Neptune's Inferno_ The U.S. Navy at Guadalcanal - James D. Hornfischer [21]
While the transports were rehearsing, the senior commanders of Operation Watchtower held a conference on board the carrier Saratoga. Later, people would say it was impossible to exaggerate the importance of this meeting, even if one thing that stands out about it was the absence of the theater commander, Vice Admiral Ghormley, who was still preparing to move his headquarters from Auckland to Nouméa in New Caledonia. Chaired by Vice Admiral Fletcher, the expeditionary force commander, the conference included Kelly Turner (commander of the amphibious force), General Vandegrift (the commander of the landing force), Rear Admiral Leigh Noyes (Fletcher’s subordinate in the carrier force), Rear Admiral Kinkaid (commander of the Enterprise task force), and Rear Admiral John (Slew) McCain (commander of land-based Navy aircraft in the area). Ghormley was represented by his chief of staff, Captain Daniel Callaghan.
Among the challenges the commanders faced was how to get the operation through the blind alley they had entered through haste. “From an intelligence point of view,” a Marine Corps historian would write, “the Guadalcanal-Tulagi landings can hardly be described as more than a stab in the dark.” When navigators found their charts of the Solomons and spread them across their dead-reckoning tables, they found that the documents had last been updated more than a generation ago, and were drafted on such a large scale as to be useless in operational planning. The direction of magnetic north indicated on them varied from present readings. Nor did they show topography. Sketches hastily produced from recent aerial photographs had large blank areas where clouds had covered the ground on the day the photos were shot.

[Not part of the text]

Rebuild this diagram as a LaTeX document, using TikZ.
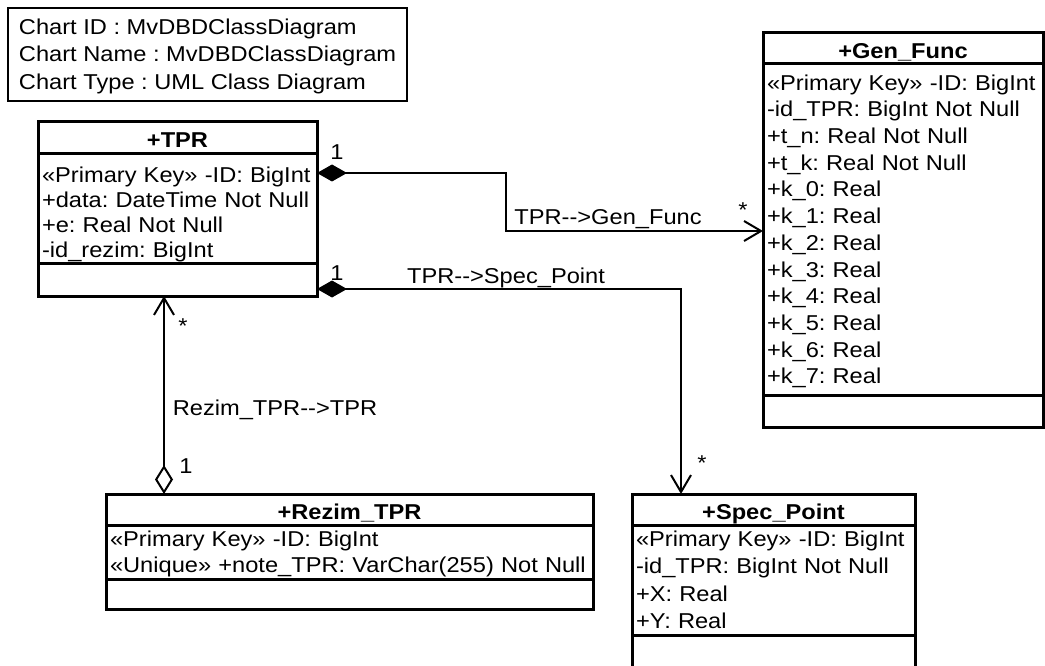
\documentclass[tikz,border=0pt]{standalone}
\usepackage{fontspec}
\setmainfont{Liberation Sans}[FakeStretch=1.1, Ligatures=TeXOff]
\usetikzlibrary{positioning,arrows.meta,calc}
\frenchspacing
\newcommand{\clsrow}{\rule[-5pt]{0pt}{25pt}}
\tikzset{
  chart/.style  ={draw, line width=2pt, align=left, inner xsep=11pt, inner ysep=0pt, minimum height=93pt, anchor=north west, font=\fontsize{21.5}{27.8}\selectfont},
  clshead/.style={draw, line width=3pt, outer sep=0pt, inner sep=0pt, font=\fontsize{21.5}{25}\selectfont\bfseries, text height=20pt, text depth=0pt},
  clsbody/.style={draw, line width=3pt, outer sep=0pt, inner xsep=4pt, inner ysep=0pt, align=left, font=\fontsize{21.5}{#1}\selectfont},
  clsops/.style ={draw, line width=3pt, outer sep=0pt, inner sep=0pt},
  compos/.style ={{Diamond[length=30pt,width=17pt]}-{Straight Barb[length=17pt,width=20pt]}, line width=2pt},
  aggr/.style   ={{Diamond[open,length=29pt,width=18pt]}-{Straight Barb[length=17pt,width=20pt]}, line width=2pt},
  lbl/.style    ={inner sep=0pt, anchor=base},
  star/.style   ={inner sep=0pt, anchor=north},
}

\begin{document}
\begin{tikzpicture}[x=1pt, y=-1pt, font=\fontsize{21.5}{25}\selectfont]
  \clip (0,0) rectangle (1045,666);

  % chart info
  \node[chart] (info) at (7,7) {\clsrow Chart ID : MvDBDClassDiagram\\
    \clsrow Chart Name : MvDBDClassDiagram\\
    \clsrow Chart Type : UML Class Diagram};

  % classes
  \node[clshead, minimum width=279pt, minimum height=32pt] (tprH) at (177.5,138) {+TPR};
  \node[clsbody=25pt, minimum width=279pt, minimum height=109pt, text width=271pt, below=0pt of tprH] (tprA) {%
    \rule{0pt}{28pt}«Primary Key» -ID: BigInt\\
    \clsrow+data: DateTime Not Null\\
    \clsrow+e: Real Not Null\\
    \clsrow-id\_rezim: BigInt};
  \node[clsops, minimum width=279pt, minimum height=33pt, below=0pt of tprA] (tprO) {};

  \node[clshead, minimum width=280pt, minimum height=31pt] (gfH) at (903,48.5) {+Gen\_Func};
  \node[clsbody=26.7pt, minimum width=280pt, minimum height=331pt, text width=272pt, below=0pt of gfH] (gfA) {%
    \clsrow«Primary Key» -ID: BigInt\\
    \clsrow-id\_TPR: BigInt Not Null\\
    \clsrow+t\_n: Real Not Null\\
    \clsrow+t\_k: Real Not Null\\
    \clsrow+k\_0: Real\\
    \clsrow+k\_1: Real\\
    \clsrow+k\_2: Real\\
    \clsrow+k\_3: Real\\
    \clsrow+k\_4: Real\\
    \clsrow+k\_5: Real\\
    \clsrow+k\_6: Real\\
    \clsrow+k\_7: Real};
  \node[clsops, minimum width=280pt, minimum height=32pt, below=0pt of gfA] (gfO) {};

  \node[clshead, minimum width=487pt, minimum height=31pt] (rzH) at (349.5,509.5) {+Rezim\_TPR};
  \node[clsbody=26.5pt, minimum width=487pt, minimum height=54pt, text width=479pt, below=0pt of rzH] (rzA) {%
    \clsrow«Primary Key» -ID: BigInt\\
    \clsrow«Unique» +note\_TPR: VarChar(255) Not Null};
  \node[clsops, minimum width=487pt, minimum height=30pt, below=0pt of rzA] (rzO) {};

  \node[clshead, minimum width=283pt, minimum height=31pt] (spH) at (773.5,509.5) {+Spec\_Point};
  \node[clsbody=27.3pt, minimum width=283pt, minimum height=110pt, text width=275pt, below=0pt of spH] (spA) {%
    \clsrow«Primary Key» -ID: BigInt\\
    \clsrow-id\_TPR: BigInt Not Null\\
    \clsrow+X: Real\\
    \clsrow+Y: Real};
  \node[clsops, minimum width=283pt, minimum height=45pt, below=0pt of spA] (spO) {};

  % associations
  \coordinate (gfFrom) at ($(tprA.north east)+(0,19)$);
  \coordinate (gfTo) at ($(gfA.north west)+(0,167)$);
  \draw[compos] (gfFrom) -- ++(189,0) |- (gfTo);
  \coordinate (spFrom) at ($(tprO.north east)+(0,26)$);
  \draw[compos] (spFrom) -| ($(spH.north)+(-92.5,0)$);
  \draw[aggr] ($(rzH.north west)+(58,0)$) -- ($(tprO.south west)+(126,0)$);

  % labels
  \node[lbl] (lGF) at (608,225) {TPR-->Gen\_Func};
  \node[lbl] (lSP) at (506,283) {TPR-->Spec\_Point};
  \node[lbl] (lRZ) at (275,415) {Rezim\_TPR-->TPR};
  \node[lbl] (m1) at (337,160) {1};
  \node[lbl] (m2) at (337,280) {1};
  \node[lbl] (m3) at (186,473) {1};
  \node[star] (s1) at (743,203) {*};
  \node[star] (s2) at (702,456) {*};
  \node[star] (s3) at (183,319) {*};
\end{tikzpicture}
\end{document}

It was at this meeting, for the first time, that the commanders saw their operation orders. Admiral Kinkaid wrote, “Some of us were until then unaware of the procedure to be followed. Plans had been made hurriedly and many details remained to be worked out.” Ghormley hadn’t yet seen the orders, either. Owing to the strict radio silence, the area commander would not actually receive Fletcher’s detailed operations plan until the campaign was about a month under way, leaving him in the dark about the specifics of the invasion even as he pulled up stakes and relocated to Nouméa.

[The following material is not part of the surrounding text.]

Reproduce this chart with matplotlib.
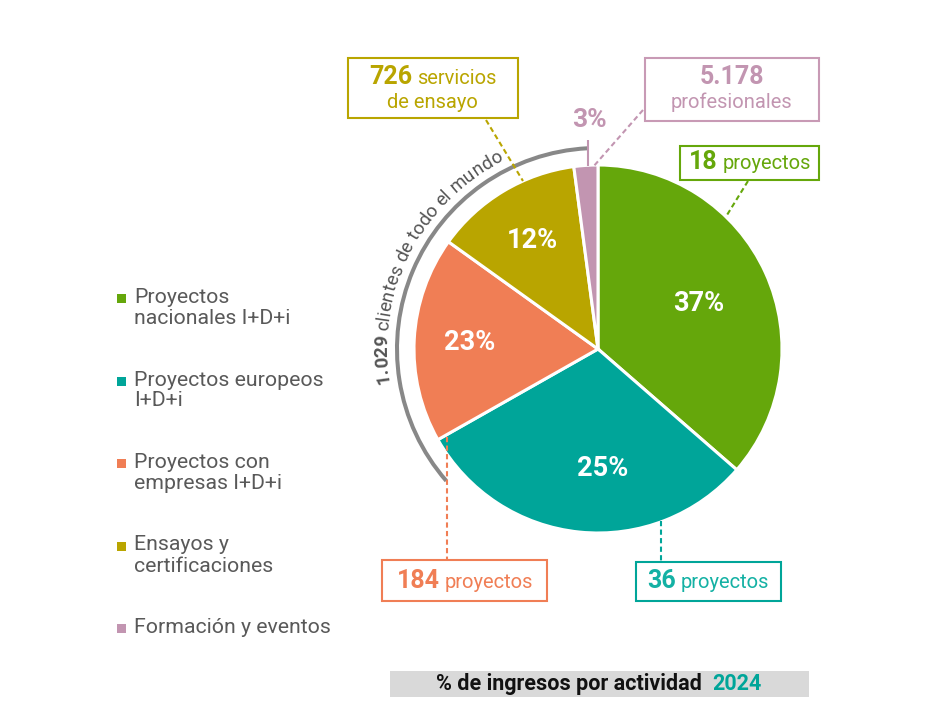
import numpy as np
import matplotlib
matplotlib.use("Agg")
import matplotlib.pyplot as plt
from matplotlib.patches import Rectangle, Arc
from matplotlib.textpath import TextToPath
from matplotlib.font_manager import FontProperties

# ---------------- data ----------------
categories = ["Proyectos\nnacionales I+D+i", "Proyectos europeos\nI+D+i",
              "Proyectos con\nempresas I+D+i", "Ensayos y\ncertificaciones",
              "Formación y eventos"]
slice_shares = [36.4, 30.4, 18.1, 13.0, 2.1]          # drawn wedge sizes
pct_labels = ["37%", "25%", "23%", "12%", "3%"]       # printed labels
colors = ["#65a70b", "#00a599", "#f07e55", "#b9a500", "#c295b1"]
callout_numbers = ["18", "36", "184", "726", "5.178"]
callout_units = ["proyectos", "proyectos", "proyectos", "servicios", "profesionales"]
callout_second_line = ["", "", "", "de ensayo", ""]
arc_number = "1.029"
arc_rest = " clientes de todo el mundo"
title_text = "% de ingresos por actividad"
title_year = "2024"

# ---------------- setup ----------------
W, H = 926, 728
FONT = "Roboto"
plt.rcParams["font.family"] = [FONT, "DejaVu Sans"]
fig = plt.figure(figsize=(W / 100, H / 100), dpi=100)
ax = fig.add_axes([0, 0, 1, 1])

def Y(y):
    return H - y

_t2p = TextToPath()
def text_w(s, size, weight="normal"):
    fp = FontProperties(family=FONT, size=size, weight=weight)
    w, h, d = _t2p.get_text_width_height_descent(s, fp, ismath=False)
    return w * 100 / 72

def adv(c, size, weight="normal"):
    return text_w("|" + c + "|", size, weight) - text_w("||", size, weight)

# ---------------- pie ----------------
CX, CY, R = 598, 349, 184
wedges, _ = ax.pie(slice_shares, colors=colors, startangle=90, counterclock=False,
                   center=(CX, Y(CY)), radius=R,
                   wedgeprops=dict(edgecolor="white", linewidth=2.2))

label_r = [0.60, 0.65, 0.70, 0.69, 1.245]
label_dt = [0, 8, 0, 0, -1.6]
for i, w in enumerate(wedges):
    mid = np.deg2rad((w.theta1 + w.theta2) / 2 + label_dt[i])
    x = CX + R * label_r[i] * np.cos(mid)
    y = Y(CY) + R * label_r[i] * np.sin(mid)
    col = "white" if i < 4 else colors[4]
    size = 19.5 if i < 4 else 19
    ax.text(x, y, pct_labels[i], color=col, fontsize=size, fontweight="bold",
            ha="center", va="center")

# pink tick above small wedge
pw = wedges[4]
pm = np.deg2rad((pw.theta1 + pw.theta2) / 2)
px = CX + R * np.cos(pm)
ax.plot([px + 2, px + 2], [Y(140), Y(166)], color=colors[4], lw=1.5, solid_capstyle="butt")

# gray arc + curved text
ax.add_patch(Arc((CX, Y(CY)), 2 * 201, 2 * 201, theta1=93, theta2=221,
                 color="#888888", lw=2.9))
arc_chars = [(c, "bold") for c in arc_number] + [(c, "normal") for c in arc_rest]
ARC_SIZE = 13.5
advs = [adv(c, ARC_SIZE, wgt) for c, wgt in arc_chars]
L = sum(advs)
rt = 211
theta_c = np.deg2rad(153)
theta0 = theta_c + (L / 2) / rt
s = 0
for (c, wgt), a in zip(arc_chars, advs):
    th = theta0 - (s + a / 2) / rt
    x = CX + rt * np.cos(th)
    y = Y(CY) + rt * np.sin(th)
    ax.text(x, y, c, fontsize=ARC_SIZE, fontweight=wgt, color="#555555",
            rotation=np.rad2deg(th) - 90, rotation_mode="anchor",
            ha="center", va="baseline")
    s += a

# ---------------- callout boxes ----------------
def rich_line(cx, base, parts):
    widths = []
    for txt, size, wgt, col in parts:
        widths.append(text_w(txt, size, wgt) if txt.strip() else adv(txt, size, wgt))
    total = sum(widths)
    x = cx - total / 2
    for (txt, size, wgt, col), wd in zip(parts, widths):
        if txt.strip():
            ax.text(x, Y(base), txt, fontsize=size, fontweight=wgt, color=col,
                    ha="left", va="baseline")
        x += wd

def box(x0, y0, x1, y1, col):
    ax.add_patch(Rectangle((x0, Y(y1)), x1 - x0, y1 - y0, fill=False,
                           edgecolor=col, lw=1.5))

def dashed(p0, p1, col):
    ax.plot([p0[0], p1[0]], [Y(p0[1]), Y(p1[1])], color=col, lw=1.5,
            linestyle=(0, (2.5, 1.6)))

BIG, SMALL = 18, 14.5
teal_text = "#14b1a4"

# green: 18 proyectos
box(680, 146, 819, 180, colors[0])
rich_line(750, 169, [(callout_numbers[0], BIG, "bold", colors[0]), (" ", SMALL, "normal", colors[0]),
                     (callout_units[0], SMALL, "normal", colors[0])])
dashed((748, 181), (727, 215), colors[0])

# teal: 36 proyectos
box(636, 562, 781, 601, colors[1])
rich_line(708.5, 588, [(callout_numbers[1], BIG, "bold", teal_text), (" ", SMALL, "normal", teal_text),
                       (callout_units[1], SMALL, "normal", teal_text)])
dashed((661, 521), (661, 562), colors[1])

# orange: 184 proyectos
box(382, 560, 547, 601, colors[2])
rich_line(465, 588, [(callout_numbers[2], BIG, "bold", colors[2]), (" ", SMALL, "normal", colors[2]),
                     (callout_units[2], SMALL, "normal", colors[2])])
dashed((447, 437), (447, 560), colors[2])

# olive: 726 servicios de ensayo
box(348, 58, 518, 118, colors[3])
rich_line(433, 84, [(callout_numbers[3], BIG, "bold", colors[3]), (" ", SMALL, "normal", colors[3]),
                    (callout_units[3], SMALL, "normal", colors[3])])
rich_line(433, 108, [(callout_second_line[3], SMALL, "normal", colors[3])])
dashed((486, 120), (523, 181), colors[3])

# pink: 5.178 profesionales
box(645, 58, 819, 121, "#c89ab5")
rich_line(732, 84, [(callout_numbers[4], BIG, "bold", colors[4])])
rich_line(732, 108, [(callout_units[4], SMALL, "normal", colors[4])])
dashed((643, 110), (593, 167), colors[4])

# ---------------- legend ----------------
for i, (cat, col) in enumerate(zip(categories, colors)):
    base = 303 + i * 82.5
    ax.add_patch(Rectangle((117, Y(base)), 9, 9, facecolor=col, edgecolor="none"))
    for k, line in enumerate(cat.split("\n")):
        ax.text(134, Y(base + 21 * k), line, fontsize=15.3, color="#595959",
                ha="left", va="baseline")

# ---------------- title bar ----------------
ax.add_patch(Rectangle((390, Y(697)), 419, 26, facecolor="#d9d9d9", edgecolor="none"))
rich_line(599, 690, [(title_text, 15.5, "bold", "#111111"), ("  ", 15.5, "bold", "#111111"),
                     (title_year, 15.5, "bold", "#00a599")])

ax.set_xlim(0, W)
ax.set_ylim(0, H)
ax.set_aspect("equal")
ax.axis("off")
fig.savefig("out.png", dpi=100, facecolor="white")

The hostility that boiled over between Frank Jack Fletcher and Kelly Turner shocked the other participants. They spoke to each other like enemies. It was well known that Admiral King didn’t trust Fletcher’s competence. A junior member of Fletcher’s own staff had spread unflattering rumors of his intellectual ability. In this assessment, he was “neither sharp nor perspicacious,” “uninformed and to a certain extent uninformable,” and “antiquated to the extent that he was approaching senility.” Seeing as Turner was freshly detached from King’s staff, no doubt he shared these doubts about his competence. Fletcher had at least two things going for him that pushed him through the ranks and ensured his place in command: a track record of victory and Chester Nimitz’s favor. Nimitz stood against King on the question of Fletcher’s role, recommending him for promotion to vice admiral and appointment to task force commander.
The most contentious issue at the conference was the duration of the carrier air support Fletcher would provide the landing force. Nimitz’s directive indicated that the Saratoga, Enterprise, and Wasp would provide badly needed air cover over Guadalcanal for “about three days.” A fist-banging argument developed from that lack of specificity. Turner and Vandegrift had said they needed five days of protection to unload their transports and cargo ships at the beach, even though the operations plan called for the supply train to withdraw after three.